Pigeons date, complete with abundant displays of affection and courtship rituals enough to outshine any Valentine’s day. They mate, share equal (and I mean equal) time on the nest and they have a set of identical twin babies every month. They support, feed and help each other rear the young with such dedication and equality that would make the most evolved and enlightened of couples take notes. If only we stopped thinking we know everything and took notes indeed!

Sile and Gore had their first set of baby pigeons to the delight of the entire family. The surprise we weren’t ready for, one that had the whole village marveling too, was that out of two ordinary gray pigeons we had, through some miracle of creation, two fluffy looking little birds covered in the most beautiful feathers going all the way down to their feet.

Sile continued to come and go as she pleased. She and her new family had a wooden bird house up in a tree in the yard by now. She’d roam the fields and when the threat of a big bird of prey loomed in the sky, she’d dive from wherever she was and land on my mother’s or my grandmother’s shoulder and hide under their headscarf.

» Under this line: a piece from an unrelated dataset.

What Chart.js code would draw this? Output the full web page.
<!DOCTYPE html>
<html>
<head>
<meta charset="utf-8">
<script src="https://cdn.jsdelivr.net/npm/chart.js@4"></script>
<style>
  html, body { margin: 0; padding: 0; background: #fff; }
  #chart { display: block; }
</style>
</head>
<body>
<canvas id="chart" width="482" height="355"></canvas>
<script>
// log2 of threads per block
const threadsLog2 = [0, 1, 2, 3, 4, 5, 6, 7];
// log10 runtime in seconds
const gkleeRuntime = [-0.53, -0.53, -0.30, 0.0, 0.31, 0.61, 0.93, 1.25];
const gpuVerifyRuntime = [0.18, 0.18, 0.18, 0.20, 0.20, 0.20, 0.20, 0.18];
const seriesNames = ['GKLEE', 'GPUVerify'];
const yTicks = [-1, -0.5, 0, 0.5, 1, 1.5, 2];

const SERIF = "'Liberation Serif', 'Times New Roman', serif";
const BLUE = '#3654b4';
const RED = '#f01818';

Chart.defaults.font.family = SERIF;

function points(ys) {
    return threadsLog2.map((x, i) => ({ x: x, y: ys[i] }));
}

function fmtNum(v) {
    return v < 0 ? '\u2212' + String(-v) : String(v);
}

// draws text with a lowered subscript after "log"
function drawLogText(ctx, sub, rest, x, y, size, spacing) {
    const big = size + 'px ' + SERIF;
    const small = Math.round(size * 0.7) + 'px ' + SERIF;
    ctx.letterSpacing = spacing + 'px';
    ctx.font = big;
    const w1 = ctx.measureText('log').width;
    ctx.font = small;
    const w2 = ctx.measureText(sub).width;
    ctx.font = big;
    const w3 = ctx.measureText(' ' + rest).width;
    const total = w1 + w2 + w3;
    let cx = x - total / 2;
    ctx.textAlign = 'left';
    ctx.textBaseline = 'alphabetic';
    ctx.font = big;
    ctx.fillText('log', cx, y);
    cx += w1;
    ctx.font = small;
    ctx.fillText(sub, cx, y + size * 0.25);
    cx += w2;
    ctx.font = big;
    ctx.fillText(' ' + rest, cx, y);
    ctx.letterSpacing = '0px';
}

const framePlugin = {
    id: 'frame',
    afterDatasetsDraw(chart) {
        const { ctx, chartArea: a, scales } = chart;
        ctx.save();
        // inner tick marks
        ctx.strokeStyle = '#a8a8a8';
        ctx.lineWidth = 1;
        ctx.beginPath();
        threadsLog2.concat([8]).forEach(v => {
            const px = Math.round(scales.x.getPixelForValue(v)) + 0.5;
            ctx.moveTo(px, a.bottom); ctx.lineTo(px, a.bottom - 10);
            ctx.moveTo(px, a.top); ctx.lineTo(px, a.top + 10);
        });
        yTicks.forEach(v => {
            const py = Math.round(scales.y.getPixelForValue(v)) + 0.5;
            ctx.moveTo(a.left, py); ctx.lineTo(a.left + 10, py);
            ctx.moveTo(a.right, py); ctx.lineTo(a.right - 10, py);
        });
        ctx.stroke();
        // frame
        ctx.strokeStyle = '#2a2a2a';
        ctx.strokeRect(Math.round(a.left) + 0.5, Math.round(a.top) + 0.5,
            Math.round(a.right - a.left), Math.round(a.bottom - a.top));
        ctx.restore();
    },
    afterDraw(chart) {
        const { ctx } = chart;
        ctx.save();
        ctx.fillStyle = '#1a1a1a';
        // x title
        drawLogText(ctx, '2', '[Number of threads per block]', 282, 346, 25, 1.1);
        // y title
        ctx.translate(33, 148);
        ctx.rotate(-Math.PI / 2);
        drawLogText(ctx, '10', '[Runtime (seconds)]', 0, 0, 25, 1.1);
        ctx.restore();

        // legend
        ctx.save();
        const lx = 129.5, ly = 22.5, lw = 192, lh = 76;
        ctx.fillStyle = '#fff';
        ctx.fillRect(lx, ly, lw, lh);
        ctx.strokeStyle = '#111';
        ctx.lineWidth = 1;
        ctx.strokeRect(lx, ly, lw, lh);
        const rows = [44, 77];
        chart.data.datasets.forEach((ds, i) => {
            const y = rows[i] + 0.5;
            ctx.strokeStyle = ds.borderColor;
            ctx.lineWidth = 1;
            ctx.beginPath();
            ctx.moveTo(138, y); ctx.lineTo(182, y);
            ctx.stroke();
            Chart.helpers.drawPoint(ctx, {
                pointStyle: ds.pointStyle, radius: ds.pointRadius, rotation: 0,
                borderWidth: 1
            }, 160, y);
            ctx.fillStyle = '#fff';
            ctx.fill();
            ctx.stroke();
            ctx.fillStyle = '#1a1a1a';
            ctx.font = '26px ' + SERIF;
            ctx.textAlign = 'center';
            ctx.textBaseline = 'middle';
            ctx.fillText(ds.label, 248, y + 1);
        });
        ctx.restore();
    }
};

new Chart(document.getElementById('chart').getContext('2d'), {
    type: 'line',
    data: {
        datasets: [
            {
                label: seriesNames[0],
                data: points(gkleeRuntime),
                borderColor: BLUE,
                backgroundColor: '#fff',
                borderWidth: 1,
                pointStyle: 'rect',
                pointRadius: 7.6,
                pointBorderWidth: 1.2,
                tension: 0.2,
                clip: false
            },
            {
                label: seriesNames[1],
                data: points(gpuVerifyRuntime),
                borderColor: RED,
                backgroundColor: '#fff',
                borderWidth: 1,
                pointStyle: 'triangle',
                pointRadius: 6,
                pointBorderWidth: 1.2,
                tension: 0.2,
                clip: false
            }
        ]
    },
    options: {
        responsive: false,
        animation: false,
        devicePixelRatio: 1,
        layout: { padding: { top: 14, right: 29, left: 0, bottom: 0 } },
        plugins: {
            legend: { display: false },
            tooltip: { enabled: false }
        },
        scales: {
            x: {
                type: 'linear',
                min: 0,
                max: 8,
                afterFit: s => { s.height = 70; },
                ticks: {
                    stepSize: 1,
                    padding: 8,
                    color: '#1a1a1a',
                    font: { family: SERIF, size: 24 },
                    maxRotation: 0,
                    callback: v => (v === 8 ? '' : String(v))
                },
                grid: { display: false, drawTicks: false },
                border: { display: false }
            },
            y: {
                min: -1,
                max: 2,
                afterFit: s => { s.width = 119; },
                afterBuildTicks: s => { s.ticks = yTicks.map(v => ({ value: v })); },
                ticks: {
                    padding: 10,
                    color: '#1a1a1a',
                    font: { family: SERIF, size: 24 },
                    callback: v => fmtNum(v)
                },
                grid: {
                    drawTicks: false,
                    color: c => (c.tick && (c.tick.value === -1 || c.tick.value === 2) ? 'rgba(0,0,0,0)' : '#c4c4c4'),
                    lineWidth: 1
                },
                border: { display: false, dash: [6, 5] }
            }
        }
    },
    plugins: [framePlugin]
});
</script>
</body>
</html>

There were many generations of pigeons started with one single bird who thought she was a cat.

One day, years later, but still too soon, Sile came home, entered the house as if to say a final good bye, and she died. I can recall the silhouette of the extended wooden bird house hanging in the tree. It was a tree that bloomed with fragrant white flowers in the spring and filled the evening air with its aroma. The tree and the bird house are no longer there. The time itself when all these took place has gone somewhere where we cannot follow.

But I remember you, Sile. And because of you, I love all pigeons.